Hervé This
Cours de Gastronomie moléculaire
21 et 22 janvier 2008

Programme (résumé)



  1. Introduction.
  2. La nature de la science (science, technologie, technique).
  3. La gastronomie moléculaire : historique, les recherches actuelles.
  4. Quelques résultats importants.
  5. Faciliter le transfert technologique : comment organiser

    les relations entre science et technologie,

    entre laboratoires scientifiques et monde industriel.

  6. Cas de propositions technologiques introduites depuis 2000

    dans le cadre de la collaboration avec Pierre Gagnaire.

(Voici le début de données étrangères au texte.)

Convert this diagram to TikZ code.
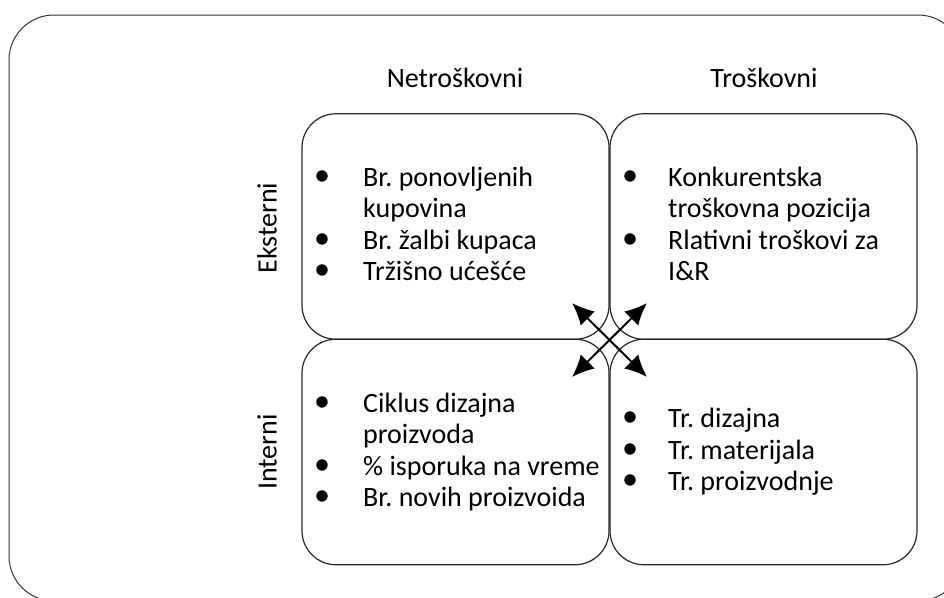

  7. Recherche de typologie technologique.

Jour 1
21 janvier 2008

Il ne s’agit pas de prétendre ici rapporter ou retranscrire les propos ou le cours réalisé par Hervé This.
Mais il est certainement utile de rappeler certaines choses :

  • L’amphithéâtre de l’AgroParisTech était comble et le public international (Suisses, Canadiens, Brésiliens, Belges et Français faisaient le mélange des connaissances culturelles) ;
  • Le cours permet une confrontation d’idées, des échanges, un vrai débat ;
  • Nous sommes tous interpellés par l’importance des mots. Juste un exemple, rencontré au hasard de nombreux ouvrages ou de revues : « le sucre cristallisé, aliment naturel ». Faux rétorque Hervé This. Il ne pose pas, ce faisant, la question de savoir s’il faut consommer du sucre et en quelles quantités. Il explique simplement que pour obtenir ce produit, il faut faire pousser de la betterave sucrière ou de la canne à sucre, peut-être en utilisant des engrais, puis récolter, broyer, chauffer, purifier, cristalliser, etc. On comprend dès lors que le terme « naturel » est impropre. Il a fallu une technologie inventée par l’homme pour obtenir le sucre. A bien y réfléchir, il en va de même pour bon nombre d’aliments que nous consommons, rares étant ceux qui peuvent être absorbés sans transformations.
  • De la même manière, prétendre établir des classements entre des choses ou des perceptions faisant appel à l’hédonisme, sans mesures est un non-sens. A fortiori quand il s’agit de personnes. Viendrait-il à quelqu’un l’idée saugrenue de vouloir établir un classement des compositeurs de musique classique ? Personne n’y a jamais songé. Pourtant, régulièrement, un classement des meilleurs chefs de cuisine apparaît. Cette récurrence a de quoi surprendre, sachant que chaque chef (d’orchestre ou de cuisine) a ses propres objectifs et son cheminement pour les atteindre est, fort heureusement, personnel…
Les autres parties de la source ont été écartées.